As co-author Marc Jaccard of Simon Fraser University put it, it’s a matter of trying “to clean up your own backyard.” Scientists from the Royal Society of Canada, the U.S. National Academy of Sciences and a Nobel Laureate all agree. If Harper had developed a credible plan in his nine years in office, it’s unlikely that this call would have arisen. But he hasn’t.
Bending the curve won’t be easy. The oilsands directly generate $45 billion a year, 2.3 per cent of the national economy, and hundreds of thousands of jobs. And the sector is expanding. Output will grow 75 per cent by 2030. That’s what makes the oilsands so controversial and Ottawa’s temporizing so discouraging.
At the Group of Seven summit this week, Harper paid lip service to the need for “lower carbon-emitting sources of energy” as the leaders gave themselves a generous 85 years to phase out fossil fuel use. But what progress is being made in Canada is due to the efforts of Ontario, Quebec and British Columbia. They are putting a price on carbon to curb fuel use. Ottawa has done nothing comparable.
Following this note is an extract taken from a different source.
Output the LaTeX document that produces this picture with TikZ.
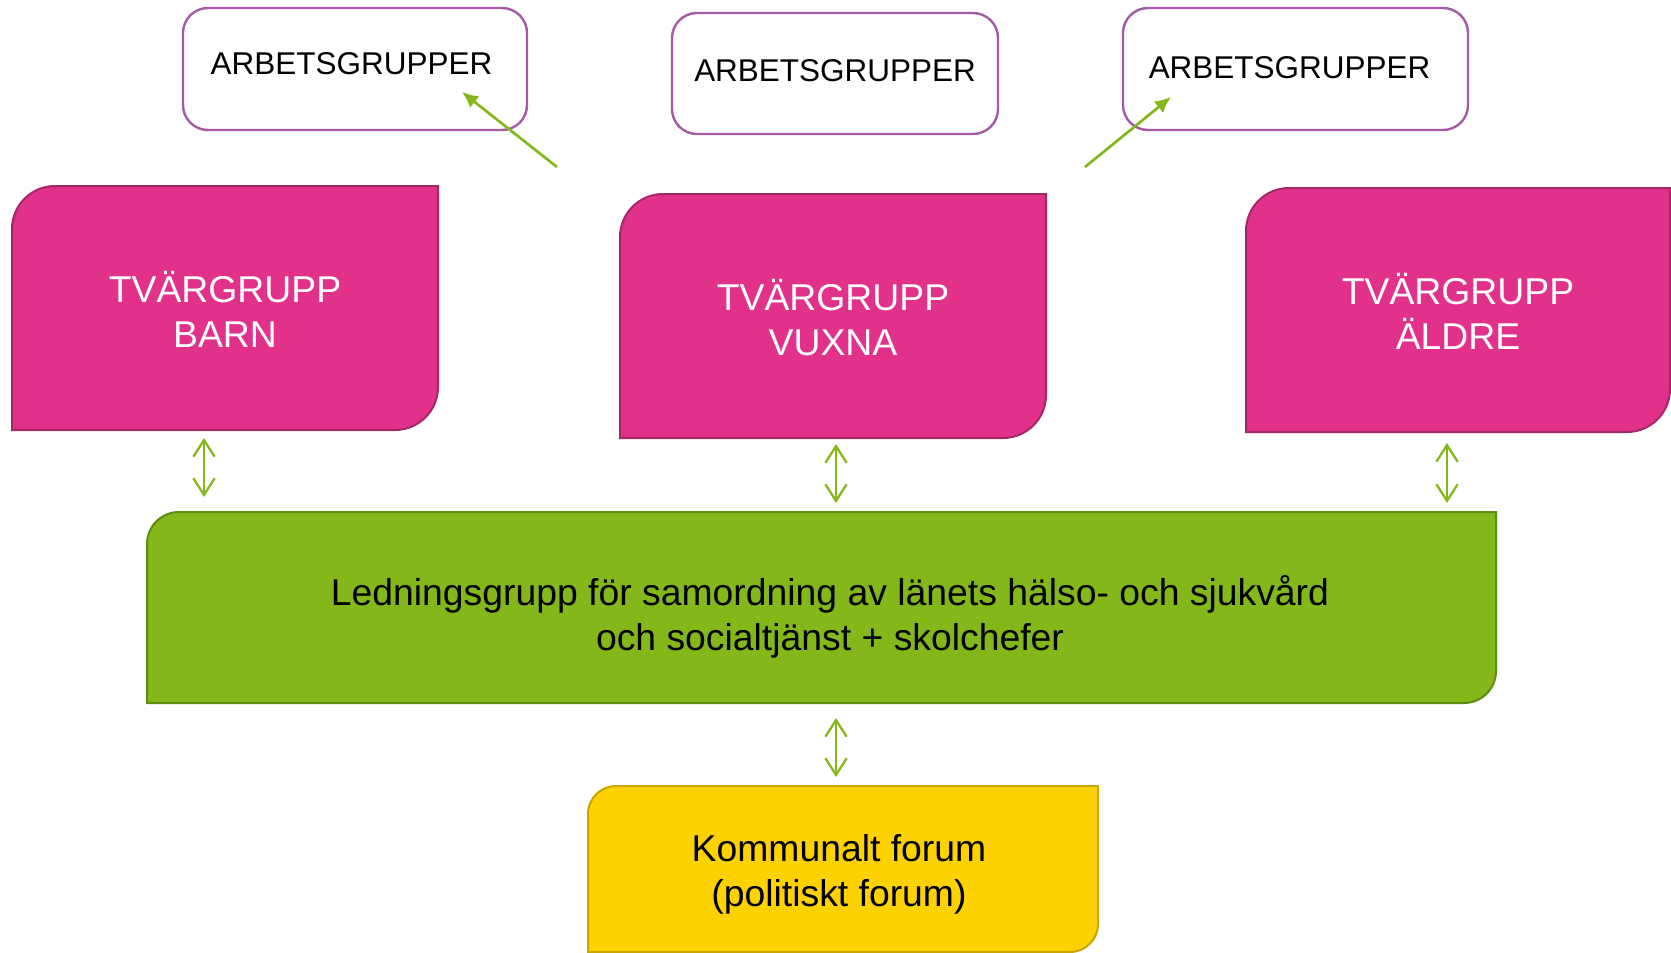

In fact Harper’s latest plan to cut emissions by 30 per cent below 2005 levels by the year 2030 is a step backward from his previous, grudging commitment to pace American efforts. The new trajectory leaves us trailing our neighbour. That backsliding will earn us no credit when 200 nations gather at the United Nations Climate Change Conference in Paris to thrash out a new plan to reduce greenhouse gas emissions from 2020 inwards.
Renowned scientists are telling us we can do more, without wrecking the economy. That’s something to talk about during the election campaign.